Some years ago, a friend turned to me during the funeral ceremonies at a church and said: “They do death well here.” And indeed, they had. Everything from the viewing of the body, the greeting of the family, and the rosary, to the funeral itself, was held in the church. Everything was undertaken in view of the altar, the crucifix, and Christ present in the tabernacle. And there was a deep sense of prayer and respect.
I have never understood the concept of the “funeral home.” These creepy places are just about the furthest thing from a “home” you can imagine. The furniture is never “homey.” It’s more like the furniture in a rich, old lady’s house you are never meant to sit on or touch. The air is still, usually stale, and everyone walks around talking in hushed tones. Sometimes you notice there is light music playing in the background, barely discernible but inescapable once you notice it – the kind of white noise from which even elevator-music would be a joyful respite. And I haven’t even begun on the problems with big metal caskets and embalmed corpses.
We have forgotten how to bury our dead. When a church does death well, there is a sense of remembrance without having to go through all the details of the person’s life. There is a clear sense that the person belonged, that he or she was an important part of the community; that something is missing now, but that we carry on nonetheless because theirs was a life dedicated to this community. So when we carry on their good work (not merely getting on with our day) and dedicate ourlives to the community he or she served, caring for his or her children and grandchildren, tending the garden, building up the institution in the same spirit with the same vision, then we remain united to them and they with us.
This sense of connection is fostered by (and ultimately must be grounded in) belief in the communion of saints. When those we love die, we do not merely lose them, we gain an even deeper communion with them. Christ’s resurrection and the doctrine of the general resurrection reveals that our actions, experiences, and relationships are not simply lost or negated with death. They are glorified. We can be present in an even more dramatic way with the persons and communities we love, no longer limited by time and space.
But ours is a resurrection of the body, not a freeing of a gnostic spirit imprisoned in a body. Orthodox Jews and Muslims share with Christians a belief in the resurrection of the body. This is why Orthodox Jews and Muslims insist on burying their dead. They do not burn the bodies and put the ashes in a box on a shelf and then say to visitors, “We haven’t quite decided what to do with that yet.”We have forgotten how to bury our dead. And it is not a trivial thing not to know how to bury the dead.
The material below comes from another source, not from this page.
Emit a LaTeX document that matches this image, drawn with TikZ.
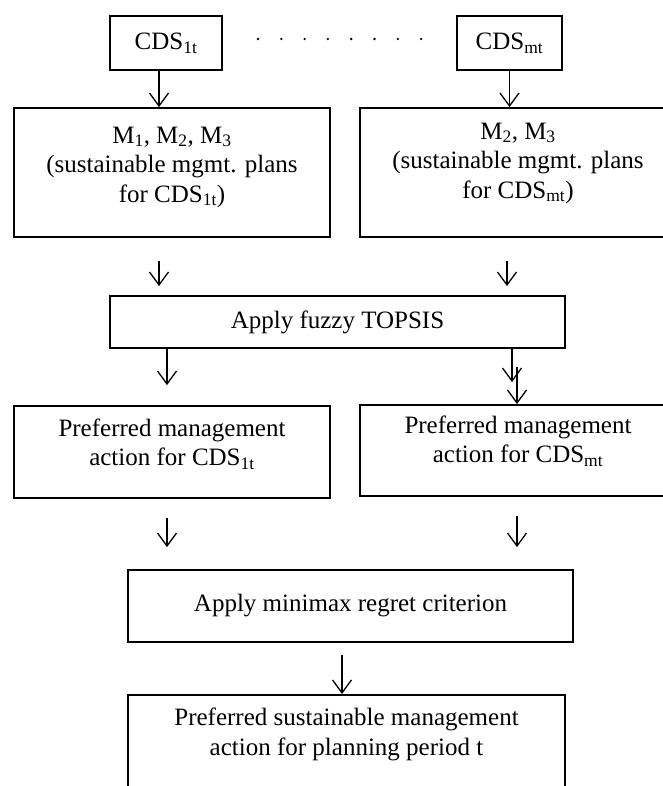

If the Church wants to restore its place in the community, it would once again take responsibility for burying the dead. It should be ready to step in and just take care of things. All the messy, often distressing “business” that people have to go through to bury their loved ones when they are deep in grief should be handled by their church. What takes place in those creepy “funeral homes” should happen in the church: the wake, the rosary, the greeting of the loved ones, probably even the potluck meal.
The church should provide the services and then provide the space for burial near the church. We need to restore the practice, lost in the nineteenth century, of burying our dead in the “churchyard.” People shouldn’t have to travel miles on special occasions to visit the resting places of their loved ones in some potter’s field somewhere; they should be able to pass by the visible symbol of their continued presence on the way to Mass. And the members of the community should be united with their predecessors continually in this way every day. They should find solace in the fact that they too one day will rest with those who came before them.
I know of a cemetery near a university campus where most of the members of a religious order are buried beneath simple crosses. I have known plenty of people, young and old, who visit that place regularly because they find it spiritually comforting and profoundly grounding. It puts things into perspective, they say, and reminds them of what is truly important in life.
People say, “But we can’t bury bodies in our churchyard because municipal regulations prohibit it.” I know. But lawyers have successfully fought those outdated regulations, meaningful only when cities had no way of preserving rotting corpses, and you can too – fight for the right to do what churches have done for centuries.
There would still be work for undertakers to do, of course. Churches need not retrieve bodies from the morgue, embalm corpses, or provide coffins – although there are churches that provide inexpensive wooden coffins to families, especially the poor. And no one actually needs to be embalmed. ($10,000 to bury someone? People who aren’t rich don’t have enough money to live or die in this country anymore.)
If churches can re-learn how to do this one thing well, they will earn the deepest gratitude and admiration not only of their members, but even of many of the hardest hardcore unbelievers, for the care they were shown during their darkest hour. If, on the other hand, churches can’t bring themselves to do this one thing – to be there for people in their time of need – then they shouldn’t be surprised if they become ever more irrelevant in society and viewed with increasing contempt for their feckless inability to carry out one of their most basic duties.